Is There a New Schedule K-2 and K-3? What Financial Service Professionals Need to Know

Effective for the tax year 2021 any partnership with foreign partners or with foreign activity is required to file Schedules K-2 and K-3


The Tax Cuts and Jobs Act (TCJA), passed in December of 2017, brought major reform to U.S. international tax. These changes impacted taxable income generated from offshore activity but also resulted in increased reporting requirements. Since then, tax practitioners have been trying to hit moving targets with everchanging updates to forms and filing requirements year after year.

Among the changes to international reporting are the Schedules K-2 and K-3 which are being added to further enhance Schedule K-1 reporting.

Historically, partnerships have reported foreign activity to their partners on line 16, Foreign Transactions, and in the footnotes of the Schedule K-1. Due to the changes under TCJA, as well as the ever-increasing offshore activity of U.S. taxpayers, the IRS identified the need to bring some consistency to how partnerships report foreign activity. The new format is intended to streamline the presentation of information necessary for partners to comply with all necessary filing requirements.


A partnership is only required to provide Schedules K-2 and K-3 if it has operations with international tax relevance, which includes international activities, foreign partners with reporting obligations or withholding tax. If a partnership does not have international tax relevance, the new forms are not required.

Schedule K-2 is in addition to the Schedule K of Form 1065 and is used to report foreign operations at the partnership level. Schedule K-3 is in addition to a partners Schedule K-1 and is used to report a partner’s allocable share of amounts reported on Schedule K-2. The new Schedule K-3 is intended to replace, supplement, and clarify information reported to partners in order to help them comply with their foreign reporting obligations. Schedule K-3 is required to be provided to partners in the same timeline as their Schedule K-1.

Impact to Investment Partnerships

Investment partnerships who pay taxes to a foreign jurisdiction generating a foreign tax credit own an interest in a controlled foreign corporation, compute Global Intangible Low-Tax Income (GILTI) and Subpart F income (Part VI), or receives a distribution from a foreign corporation will be required to disclose supplemental information on Schedules K-2 and K-3.

Another area of the Schedule K-2 and K-3 that investment partnerships will focus on is Passive Foreign Investment Company (PFIC) reporting. Previously, all PFIC reporting information was provided in the Schedule K-1 footnotes, the Schedules K-2 and K-3 require the partnership to provide all PFIC information via Part 7. Fortunately, the same exceptions to PFIC reporting still apply to Schedules K-2 and K-3 PFIC reporting. A domestic partnership that has made an election to treat a PFIC as a pedigreed Qualified Electing Fund (QEF) or made a Mark-to-Market (MTM) election is not required to complete Part 7 of Schedules K-2 and K-3 provided the partnership files Form 8621 for the PFIC.

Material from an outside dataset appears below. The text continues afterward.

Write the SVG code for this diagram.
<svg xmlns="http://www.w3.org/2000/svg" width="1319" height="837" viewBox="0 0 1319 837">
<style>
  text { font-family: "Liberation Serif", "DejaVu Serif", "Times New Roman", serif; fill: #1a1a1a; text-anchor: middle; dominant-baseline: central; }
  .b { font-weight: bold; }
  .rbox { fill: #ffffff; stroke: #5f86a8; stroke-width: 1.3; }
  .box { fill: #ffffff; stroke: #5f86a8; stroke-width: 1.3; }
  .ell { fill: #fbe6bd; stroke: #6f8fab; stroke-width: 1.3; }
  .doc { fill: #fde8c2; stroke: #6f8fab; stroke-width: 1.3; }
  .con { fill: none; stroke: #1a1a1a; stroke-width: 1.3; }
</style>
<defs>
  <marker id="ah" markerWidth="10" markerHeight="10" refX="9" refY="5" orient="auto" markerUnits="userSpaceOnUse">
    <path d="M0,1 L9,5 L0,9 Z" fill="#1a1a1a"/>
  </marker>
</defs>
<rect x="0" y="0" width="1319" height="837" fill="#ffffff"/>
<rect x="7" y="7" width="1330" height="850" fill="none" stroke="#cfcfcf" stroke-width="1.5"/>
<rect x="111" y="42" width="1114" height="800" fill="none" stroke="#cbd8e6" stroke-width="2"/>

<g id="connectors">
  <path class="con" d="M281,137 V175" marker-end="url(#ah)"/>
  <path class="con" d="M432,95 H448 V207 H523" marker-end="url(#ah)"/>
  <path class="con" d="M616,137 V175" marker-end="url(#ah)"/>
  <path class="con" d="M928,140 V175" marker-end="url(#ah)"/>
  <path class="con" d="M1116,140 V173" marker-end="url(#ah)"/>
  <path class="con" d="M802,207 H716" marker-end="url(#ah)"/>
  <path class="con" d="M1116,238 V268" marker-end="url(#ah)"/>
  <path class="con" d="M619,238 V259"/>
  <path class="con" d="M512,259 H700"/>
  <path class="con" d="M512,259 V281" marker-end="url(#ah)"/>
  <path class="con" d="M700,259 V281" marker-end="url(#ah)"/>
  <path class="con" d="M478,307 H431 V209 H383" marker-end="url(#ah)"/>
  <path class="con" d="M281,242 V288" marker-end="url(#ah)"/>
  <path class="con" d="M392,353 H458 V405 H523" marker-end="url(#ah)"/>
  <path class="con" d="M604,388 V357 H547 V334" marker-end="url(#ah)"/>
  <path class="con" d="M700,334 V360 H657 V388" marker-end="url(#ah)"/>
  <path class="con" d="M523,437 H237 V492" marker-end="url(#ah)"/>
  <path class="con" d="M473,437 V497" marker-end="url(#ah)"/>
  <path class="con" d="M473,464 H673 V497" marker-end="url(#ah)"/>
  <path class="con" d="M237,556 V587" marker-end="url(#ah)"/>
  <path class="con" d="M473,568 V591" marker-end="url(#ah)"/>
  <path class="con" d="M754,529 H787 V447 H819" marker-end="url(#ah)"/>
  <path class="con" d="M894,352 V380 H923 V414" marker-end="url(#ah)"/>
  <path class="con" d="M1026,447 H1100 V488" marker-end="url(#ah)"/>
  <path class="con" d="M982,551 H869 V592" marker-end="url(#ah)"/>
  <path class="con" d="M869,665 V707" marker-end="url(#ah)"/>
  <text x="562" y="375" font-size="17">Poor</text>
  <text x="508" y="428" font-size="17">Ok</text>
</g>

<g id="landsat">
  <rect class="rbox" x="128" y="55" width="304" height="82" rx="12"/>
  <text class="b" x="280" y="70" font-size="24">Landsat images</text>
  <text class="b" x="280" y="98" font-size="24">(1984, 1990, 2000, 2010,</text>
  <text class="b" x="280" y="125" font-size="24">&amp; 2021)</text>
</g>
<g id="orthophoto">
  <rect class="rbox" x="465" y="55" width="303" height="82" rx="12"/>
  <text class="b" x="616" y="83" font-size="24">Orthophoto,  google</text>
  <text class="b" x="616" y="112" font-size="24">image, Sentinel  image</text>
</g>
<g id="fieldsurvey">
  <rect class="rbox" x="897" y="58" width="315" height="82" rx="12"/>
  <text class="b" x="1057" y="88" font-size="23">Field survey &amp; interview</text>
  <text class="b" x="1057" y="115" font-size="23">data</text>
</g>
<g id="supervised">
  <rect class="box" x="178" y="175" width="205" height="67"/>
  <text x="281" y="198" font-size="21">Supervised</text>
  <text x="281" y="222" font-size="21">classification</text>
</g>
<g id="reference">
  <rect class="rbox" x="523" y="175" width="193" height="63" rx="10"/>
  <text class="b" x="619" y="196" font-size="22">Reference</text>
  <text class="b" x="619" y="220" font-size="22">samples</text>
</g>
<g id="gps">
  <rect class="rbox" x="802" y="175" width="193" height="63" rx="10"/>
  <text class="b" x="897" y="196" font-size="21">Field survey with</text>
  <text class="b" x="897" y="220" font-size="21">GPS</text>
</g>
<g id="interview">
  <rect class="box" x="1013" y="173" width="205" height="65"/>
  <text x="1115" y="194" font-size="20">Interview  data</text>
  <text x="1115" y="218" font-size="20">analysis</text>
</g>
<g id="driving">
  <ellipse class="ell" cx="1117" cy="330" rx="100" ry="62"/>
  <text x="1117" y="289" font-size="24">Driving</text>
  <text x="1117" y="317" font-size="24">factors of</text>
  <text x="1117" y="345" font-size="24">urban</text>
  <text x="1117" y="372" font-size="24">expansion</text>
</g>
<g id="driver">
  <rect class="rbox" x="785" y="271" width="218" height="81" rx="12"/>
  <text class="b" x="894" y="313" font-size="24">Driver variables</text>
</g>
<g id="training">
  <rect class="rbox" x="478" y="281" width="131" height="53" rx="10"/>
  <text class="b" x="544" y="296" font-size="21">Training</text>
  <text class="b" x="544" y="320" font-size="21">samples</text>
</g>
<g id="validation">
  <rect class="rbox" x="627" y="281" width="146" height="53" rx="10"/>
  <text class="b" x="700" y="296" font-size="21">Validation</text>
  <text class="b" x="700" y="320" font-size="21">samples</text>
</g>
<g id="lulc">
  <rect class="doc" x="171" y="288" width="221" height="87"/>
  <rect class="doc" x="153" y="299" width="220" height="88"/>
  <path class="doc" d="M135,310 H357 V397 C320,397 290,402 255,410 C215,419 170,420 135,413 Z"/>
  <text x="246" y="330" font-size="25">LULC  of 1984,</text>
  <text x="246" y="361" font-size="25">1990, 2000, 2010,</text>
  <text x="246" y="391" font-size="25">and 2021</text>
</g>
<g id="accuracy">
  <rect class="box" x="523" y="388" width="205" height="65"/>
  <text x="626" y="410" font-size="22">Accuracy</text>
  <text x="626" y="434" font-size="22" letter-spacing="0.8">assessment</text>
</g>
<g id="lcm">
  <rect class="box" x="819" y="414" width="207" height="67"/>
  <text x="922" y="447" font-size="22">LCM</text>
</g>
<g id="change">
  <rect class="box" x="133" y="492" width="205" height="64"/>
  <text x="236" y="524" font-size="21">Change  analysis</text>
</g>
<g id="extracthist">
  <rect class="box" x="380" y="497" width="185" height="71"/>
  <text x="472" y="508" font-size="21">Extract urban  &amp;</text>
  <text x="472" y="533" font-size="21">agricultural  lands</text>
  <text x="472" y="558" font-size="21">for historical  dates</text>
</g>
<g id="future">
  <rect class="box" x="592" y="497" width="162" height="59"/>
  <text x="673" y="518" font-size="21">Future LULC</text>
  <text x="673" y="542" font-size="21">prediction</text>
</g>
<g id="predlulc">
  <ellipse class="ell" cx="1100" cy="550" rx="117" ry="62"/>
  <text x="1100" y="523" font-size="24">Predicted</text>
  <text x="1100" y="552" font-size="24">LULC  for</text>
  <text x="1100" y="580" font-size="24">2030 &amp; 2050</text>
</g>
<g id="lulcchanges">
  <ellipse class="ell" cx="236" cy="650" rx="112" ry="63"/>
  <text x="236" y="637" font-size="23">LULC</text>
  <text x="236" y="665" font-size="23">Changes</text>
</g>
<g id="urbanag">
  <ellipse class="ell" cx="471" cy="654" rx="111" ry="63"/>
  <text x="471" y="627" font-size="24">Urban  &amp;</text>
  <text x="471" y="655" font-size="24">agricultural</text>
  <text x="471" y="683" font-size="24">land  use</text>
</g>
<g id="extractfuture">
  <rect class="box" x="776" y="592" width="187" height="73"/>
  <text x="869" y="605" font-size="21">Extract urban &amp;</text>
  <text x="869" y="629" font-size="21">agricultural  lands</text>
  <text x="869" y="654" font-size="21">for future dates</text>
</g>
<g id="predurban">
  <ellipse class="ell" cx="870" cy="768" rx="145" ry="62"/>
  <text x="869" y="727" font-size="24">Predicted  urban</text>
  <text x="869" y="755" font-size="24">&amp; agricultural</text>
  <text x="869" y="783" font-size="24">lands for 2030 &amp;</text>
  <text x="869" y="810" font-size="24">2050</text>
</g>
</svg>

The Schedule K-2 and K-3 reporting requirements do not eliminate a partnership’s requirement to furnish withholding forms where applicable. Forms 8804 and 8805 are still required to be withheld for and filed when effectively connected income is allocable to foreign partners; the information will now also be included in Schedules K-2 and K-3. Similarly, Form 1042 and 1042-S filing obligations are also still applicable. If a partnership with foreign partners receives US-sourced FDAP payments, it will include this information on part 10 of the Schedule K-2 and K-3 and will also report and withhold where necessary on Form 1042 and 1042-S.


The transition to reporting additional detail on the Schedule K-2 and K-3 may be initially challenging for partnerships. However, the hope is that the transition will benefit the partners and the increase efficiency in the IRS’s processing of the taxpayer’s information.

Penalties may apply for filing a tax return without all the required K-2 and K-3 Schedules. The same penalties that apply regarding Schedule K-1 apply with respect to Schedules K-2 and K-3, namely $195 per incorrect or incomplete Schedule for each month during failure (not to exceed 12 months). Additional penalties may apply for failure to provide Schedule K3 to each partner. However, because 2021 is the initial year and implementing the new filing requirement may pose some challenges, the IRS does offer relief for taxpayers that make a good faith effort to comply for 2021 under IRS Notice 2021-39.